Where does the case stand now?

The case has split in two. In November 2025, Warner Music settled, dropping its claims in exchange for a first-of-its-kind licensing partnership: Suno committed to a licensed model with artist opt-in over voice and likeness, and agreed to acquire the concert-data service Songkick from Warner.

Sony and Universal did not settle. They are still litigating in Boston, and in May 2026 they moved to expand the case from 560 to 61,026 recordings after discovery indicated Suno had trained on millions of their tracks — a move that would push potential statutory damages past $9 billion. Settlement talks between the remaining labels and Suno have reportedly stalled over how open any licensed platform would be.

What happens if the labels win — or settle?

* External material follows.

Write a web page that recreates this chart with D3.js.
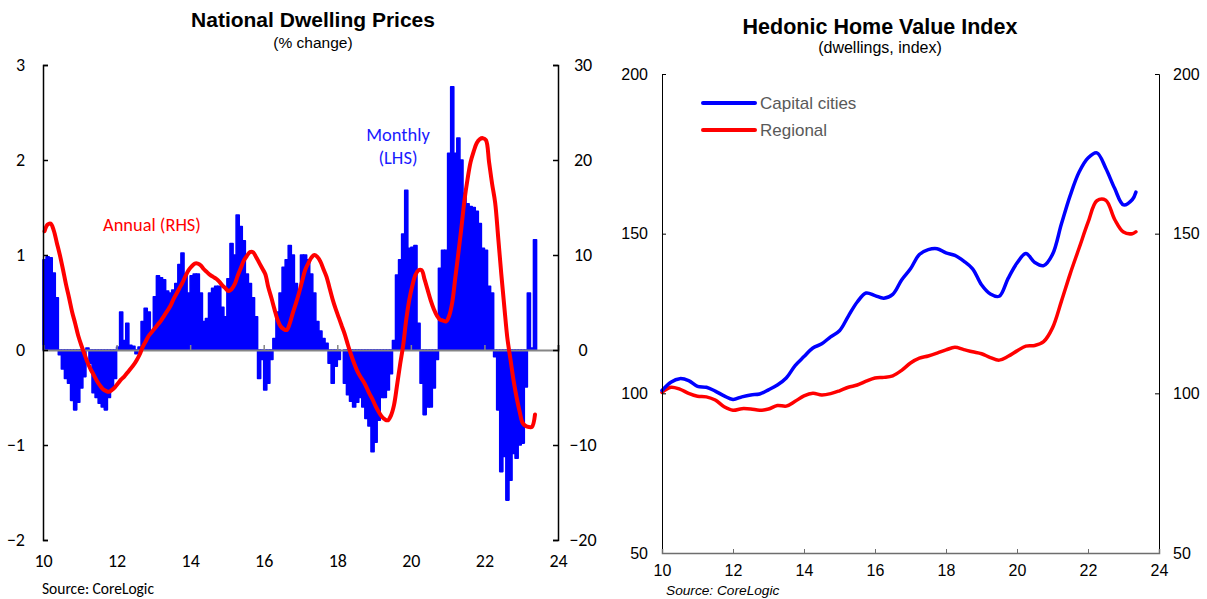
<!DOCTYPE html>
<html><head><meta charset="utf-8">
<script src="https://cdn.jsdelivr.net/npm/d3@7"></script>
<style>body{margin:0;background:#fff} svg{display:block}</style>
</head><body>
<svg id="c" width="1207" height="599"></svg>
<script>
// ---------- DATA ----------
// Monthly % change in national dwelling prices, Jan 2010 .. May 2023 (LHS)
const monthlyChange = [
 0.95,0.98,0.97,0.81,0.55,-0.05,-0.2,-0.3,-0.35,-0.53,
 -0.63,-0.55,-0.4,-0.28,0.02,-0.14,-0.45,-0.5,-0.56,-0.6,
 -0.63,-0.5,-0.4,-0.3,0.03,0.40,0.1,0.28,0.05,0.04,
 -0.04,0.03,0.3,0.44,0.4,0.17,0.56,0.78,0.76,0.74,
 0.62,0.6,0.63,0.7,0.9,1.02,0.8,0.6,0.78,0.8,
 0.8,0.6,0.3,0.33,0.6,0.65,0.67,0.67,0.45,0.35,
 0.75,1.12,1.0,1.42,1.3,1.15,0.8,0.7,0.55,0.35,
 -0.3,-0.1,-0.42,-0.35,-0.1,0.12,0.4,0.6,0.87,0.95,
 1.1,1.0,0.7,0.63,1.0,1.0,0.95,0.8,0.6,0.3,
 0.2,0.12,0.07,-0.14,-0.35,-0.17,-0.1,0.0,-0.35,-0.47,
 -0.54,-0.6,-0.55,-0.5,-0.6,-0.72,-0.8,-1.07,-0.97,-0.74,
 -0.5,-0.5,-0.42,-0.25,0.1,0.79,0.95,1.22,1.68,1.07,
 1.08,1.1,0.28,-0.35,-0.68,-0.6,-0.6,-0.4,-0.1,0.86,
 1.05,1.05,2.07,2.77,2.07,2.23,2.0,1.65,1.54,1.51,
 1.5,1.46,1.33,1.07,1.05,0.67,0.6,-0.07,-0.63,-1.28,
 -1.12,-1.58,-1.37,-1.09,-1.14,-1.0,-0.98,-0.39,0.6,0.02,
 1.16
];
// Annual % change (RHS), same months
const annualChange = [
 12.5,13.2,13.3,12.6,11.3,10.0,8.5,6.9,5.5,4.0,
 2.8,1.5,0.5,-0.4,-1.3,-2.0,-2.6,-3.2,-3.7,-4.1,
 -4.3,-4.4,-4.2,-3.9,-3.5,-3.1,-2.8,-2.4,-2.0,-1.6,
 -1.1,-0.5,0.3,0.9,1.5,1.9,2.3,2.7,3.1,3.6,
 4.1,4.6,5.3,5.9,6.5,7.1,7.8,8.4,8.8,9.1,
 9.1,8.9,8.5,8.2,7.9,7.7,7.5,7.2,6.8,6.5,
 6.2,6.4,6.9,7.8,8.6,9.4,9.9,10.3,10.3,9.8,
 9.2,8.6,8.0,6.6,5.5,4.3,3.2,2.5,2.2,2.1,
 2.8,3.9,4.9,6.0,7.2,8.4,9.1,9.7,10.0,9.8,
 9.3,8.5,7.7,6.5,5.3,4.3,3.4,2.5,1.6,0.5,
 -0.5,-1.4,-2.2,-2.8,-3.3,-3.9,-4.6,-5.2,-5.9,-6.5,
 -7.0,-7.3,-7.4,-6.9,-5.8,-3.7,-1.5,0.5,3.2,5.3,
 6.8,7.9,8.4,8.4,7.4,6.3,5.2,4.3,3.6,3.2,
 3.1,3.0,3.6,5.0,7.6,10.2,12.9,15.8,18.0,19.8,
 20.9,21.8,22.2,22.3,22.1,19.8,17.5,15.5,11.8,8.0,
 4.5,1.2,-1.0,-3.2,-5.0,-6.5,-7.7,-8.0,-8.1,-8.1,
 -6.8
];
// Hedonic home value index (quarterly reading), years since 2000
const indexDates = [
 10,10.25,10.5,10.75,11,11.25,11.5,11.75,12,12.25,12.5,12.75,
 13,13.25,13.5,13.75,14,14.25,14.5,14.75,15,15.25,15.5,15.75,
 16,16.25,16.5,16.75,17,17.25,17.5,17.75,18,18.25,18.5,18.75,
 19,19.25,19.5,19.75,20,20.25,20.5,20.75,21,21.25,21.5,21.75,
 22,22.25,22.5,22.75,23,23.25,23.35
];
const capitalCities = [
 100.9,103.5,104.6,104.0,102.2,101.9,100.7,99.2,98.1,98.9,99.5,99.8,
 101.1,102.6,104.8,108.7,111.5,114.2,115.5,117.7,119.6,124.2,128.6,131.4,
 130.6,129.8,131.0,135.5,139.0,143.5,145.0,145.3,144.0,143.2,141.4,139.0,
 134.0,131.1,130.4,136.0,140.8,143.8,141.0,140.0,143.5,153.0,162.0,169.3,
 173.7,175.3,170.5,164.2,159.0,160.7,163.0
];
const regional = [
 100.3,101.9,101.3,100.0,99.1,98.9,97.9,95.8,94.7,95.2,95.1,94.7,
 95.1,96.2,96.0,97.5,99.2,100.0,99.5,99.9,100.8,101.9,102.6,103.8,
 104.8,105.0,105.5,107.2,109.5,111.0,111.7,112.6,113.6,114.4,113.7,113.0,
 112.4,111.2,110.4,111.6,113.3,114.8,115.0,116.2,120.5,128.8,137.5,145.5,
 153.5,160.3,160.5,154.5,150.5,150.0,150.6
];
const yearTicks = [10,12,14,16,18,20,22,24];
const lhsTicks = [-2,-1,0,1,2,3];
const rhsTicks = [-20,-10,0,10,20,30];
const indexTicks = [50,100,150,200];
const legendItems = ["Capital cities","Regional"];

// ---------- DRAW ----------
const svg = d3.select('#c');
const FL = "Carlito, Lato, 'Open Sans', sans-serif";
const FR = "'Liberation Sans', Arial, sans-serif";
const BLUE = "#0000ff", RED = "#ff0000", GREY = "#868686";

// ===== Left panel =====
const L = svg.append('g');
const xL = d3.scaleLinear().domain([10,24]).range([43,558]);
const yL = d3.scaleLinear().domain([-2,3]).range([540,65]);
const yR = d3.scaleLinear().domain([-20,30]).range([540,65]);
const mt = i => 10 + (i + 0.5) / 12;
const bw = xL(10 + 1/12) - xL(10);

L.append('g').selectAll('rect').data(monthlyChange).join('rect')
  .attr('x', (d,i) => xL(mt(i)) - bw/2)
  .attr('width', bw)
  .attr('y', d => yL(Math.max(0,d)))
  .attr('height', d => Math.abs(yL(d) - yL(0)))
  .attr('fill', BLUE).attr('stroke', BLUE).attr('stroke-width', 1.6)
  .attr('stroke-linejoin','round');

// zero axis (grey) with upward ticks
const zeroAx = L.append('g').attr('transform', `translate(0,${yL(0)})`)
  .call(d3.axisBottom(xL).tickValues(yearTicks).tickSize(-5).tickFormat(''));
zeroAx.select('.domain').attr('stroke', GREY).attr('stroke-width', 2);
zeroAx.selectAll('.tick line').attr('stroke', GREY).attr('stroke-width', 1.5);

// annual line
L.append('path').datum(annualChange)
  .attr('d', d3.line().x((d,i) => xL(mt(i))).y(d => yR(d)).curve(d3.curveCatmullRom))
  .attr('fill','none').attr('stroke', RED).attr('stroke-width', 4)
  .attr('stroke-linejoin','round').attr('stroke-linecap','round');

// left axis
const axL = L.append('g').attr('transform', `translate(${xL(10)},0)`)
  .call(d3.axisLeft(yL).tickValues(lhsTicks).tickSize(-5).tickPadding(18).tickFormat(d3.format('d')));
axL.select('.domain').attr('stroke','#000').attr('stroke-width',1.5);
axL.selectAll('.tick line').attr('stroke','#000').attr('stroke-width',1.5);
axL.selectAll('text').attr('font-family', FL).attr('font-size', 18).attr('fill','#000');

// right axis
const axR = L.append('g').attr('transform', `translate(${xL(24)},0)`)
  .call(d3.axisRight(yR).tickValues(rhsTicks).tickSize(-5).tickPadding(25).tickFormat(d3.format('d')));
axR.select('.domain').attr('stroke','#000').attr('stroke-width',1.5);
axR.selectAll('.tick line').attr('stroke','#000').attr('stroke-width',1.5);
axR.selectAll('text').attr('font-family', FL).attr('font-size', 18).attr('fill','#000').attr('text-anchor','middle');

// bottom labels
const axB = L.append('g').attr('transform', `translate(0,${yL(-2)})`)
  .call(d3.axisBottom(xL).tickValues(yearTicks).tickSize(0).tickPadding(14).tickFormat(d3.format('d')));
axB.select('.domain').remove();
axB.selectAll('text').attr('font-family', FL).attr('font-size', 18).attr('fill','#000');

L.append('text').attr('x', 313).attr('y', 27).attr('text-anchor','middle')
  .attr('font-family', FR).attr('font-weight','bold').attr('font-size', 21).text('National Dwelling Prices');
L.append('text').attr('x', 313).attr('y', 48).attr('text-anchor','middle')
  .attr('font-family', FR).attr('font-size', 15.5).text('(% change)');
L.append('text').attr('x', 103).attr('y', 231)
  .attr('font-family', FL).attr('font-size', 18.4).attr('fill', RED).text('Annual (RHS)');
L.append('text').attr('x', 398).attr('y', 141).attr('text-anchor','middle')
  .attr('font-family', FL).attr('font-size', 18.5).attr('fill', '#1a1aff').text('Monthly');
L.append('text').attr('x', 398).attr('y', 164).attr('text-anchor','middle')
  .attr('font-family', FL).attr('font-size', 18.5).attr('fill', '#1a1aff').text('(LHS)');
L.append('text').attr('x', 42).attr('y', 594)
  .attr('font-family', FL).attr('font-size', 15.5).text('Source: CoreLogic');

// ===== Right panel =====
const R = svg.append('g');
const x2 = d3.scaleLinear().domain([10,24]).range([662,1159]);
const y2 = d3.scaleLinear().domain([50,200]).range([553,74]);

const ln = d3.line().x((d,i) => x2(indexDates[i])).y(d => y2(d)).curve(d3.curveCatmullRom);
R.append('path').datum(regional).attr('d', ln)
  .attr('fill','none').attr('stroke', RED).attr('stroke-width', 3.5).attr('stroke-linecap','round');
R.append('path').datum(capitalCities).attr('d', ln)
  .attr('fill','none').attr('stroke', BLUE).attr('stroke-width', 3.5).attr('stroke-linecap','round');

const a2L = R.append('g').attr('transform', `translate(${x2(10)},0)`)
  .call(d3.axisLeft(y2).tickValues(indexTicks).tickSize(-4).tickPadding(14));
a2L.select('.domain').attr('stroke','#000').attr('stroke-width',1);
a2L.selectAll('text').attr('font-family', FR).attr('font-size', 16).attr('fill','#000');
const a2R = R.append('g').attr('transform', `translate(${x2(24)},0)`)
  .call(d3.axisRight(y2).tickValues(indexTicks).tickSize(-4).tickPadding(14));
a2R.select('.domain').attr('stroke','#000').attr('stroke-width',1);
a2R.selectAll('text').attr('font-family', FR).attr('font-size', 16).attr('fill','#000');
const a2B = R.append('g').attr('transform', `translate(0,${y2(50)})`)
  .call(d3.axisBottom(x2).tickValues(yearTicks).tickSize(-4).tickPadding(12).tickFormat(d3.format('d')));
a2B.select('.domain').attr('stroke','#6e6e6e').attr('stroke-width',1.5);
a2B.selectAll('.tick line').attr('stroke','#6e6e6e');
a2B.selectAll('text').attr('font-family', FR).attr('font-size', 16).attr('fill','#000');

R.append('text').attr('x', 880).attr('y', 34).attr('text-anchor','middle')
  .attr('font-family', FR).attr('font-weight','bold').attr('font-size', 21.5).text('Hedonic Home Value Index');
R.append('text').attr('x', 880).attr('y', 53).attr('text-anchor','middle')
  .attr('font-family', FR).attr('font-size', 16).text('(dwellings, index)');

const lg = R.append('g');
lg.selectAll('line').data(legendItems).join('line')
  .attr('x1', 703).attr('x2', 755)
  .attr('y1', (d,i) => 103 + i*27).attr('y2', (d,i) => 103 + i*27)
  .attr('stroke', (d,i) => i === 0 ? BLUE : RED).attr('stroke-width', 4).attr('stroke-linecap','round');
lg.selectAll('text').data(legendItems).join('text')
  .attr('x', 760).attr('y', (d,i) => 109 + i*27)
  .attr('font-family', FR).attr('font-size', 17).attr('fill','#595959').text(d => d);

R.append('text').attr('x', 666).attr('y', 595)
  .attr('font-family', FR).attr('font-style','italic').attr('font-size', 13.7).text('Source: CoreLogic');
</script>
</body></html>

A label win, or a settlement on the labels’ terms, would likely force Suno onto a fully licensed model — the direction Warner’s deal already points. That tends to mean tighter controls on what the tool can generate, limits on downloading and sharing, and revenue flowing back to rights holders. A Suno win on fair use, by contrast, would be a landmark precedent that training AI on copyrighted recordings is legal in the US — dramatically weakening the labels’ leverage across every AI case.

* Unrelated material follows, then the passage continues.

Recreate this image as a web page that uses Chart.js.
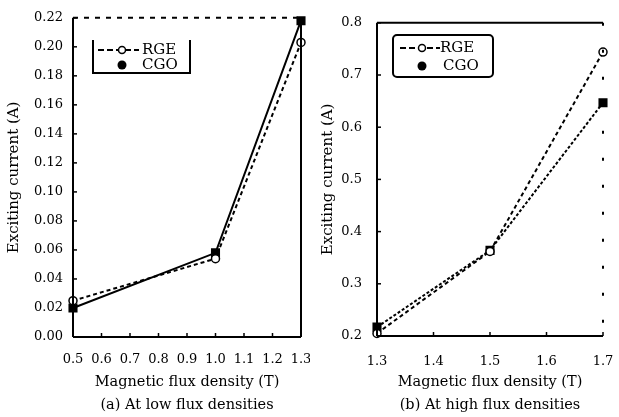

Given the stakes on both sides, a negotiated outcome remains the most likely path — the question is on whose terms.

What this means for you

Nothing changes about using Suno today: it’s fully available, and this is a licensing fight, not a ban. But the direction of travel is clear, and worth planning around:

  • Suno is moving toward a licensed model. Warner’s deal and the hiring of label-world executives signal where this ends up — more guardrails, more opt-in, more money flowing to rights holders.
  • Downloads and commercial use may tighten. Licensed platforms tend to favour walled gardens over free export, as the parallel Udio settlements show.
  • Your own provenance matters. However this lands, documenting how you made your music — and keeping your own rights clean — only gets more important.

How this fits the bigger picture

RIAA v. Suno is one front in a coordinated campaign. The same day, the RIAA filed a parallel case against Udio in New York, where the labels have settled more fully. In Germany, a separate GEMA case against Suno targets songwriters’ compositions rather than recordings. The throughline across all of them is the same question: must AI companies pay for the music they train on?

Frequently asked questions

What is the RIAA vs Suno lawsuit about?
On June 24, 2024, the RIAA sued Suno in Boston federal court on behalf of Sony Music, Universal Music Group and Warner Music Group, alleging Suno trained its AI on copyrighted sound recordings without permission. The labels seek statutory damages of up to $150,000 per work.
Has Suno settled the RIAA vs Suno lawsuit?
Only partly. Warner Music settled in November 2025 and signed a licensing deal. Sony Music and Universal Music Group have not settled and are still litigating the RIAA vs Suno case in Boston, where they are moving to expand it to 61,026 recordings.
Can I still use Suno while the RIAA vs Suno lawsuit is ongoing?
Yes. The RIAA vs Suno case is a civil copyright dispute, not a ban. Suno remains fully available, though a loss or settlement could push it onto a fully licensed model with new limits on downloads and what it can generate.
How much money is at stake in the RIAA vs Suno lawsuit?
In the RIAA vs Suno case, the labels claim up to $150,000 per infringed work. If the court allows the expansion to 61,026 recordings, total statutory damages could exceed $9 billion.
How is this different from the GEMA lawsuit against Suno?
RIAA v. Suno is a US case brought by the major record labels over sound recordings. GEMA v. Suno is a separate German case brought by a collecting society over songwriters' compositions. They are distinct lawsuits in different countries.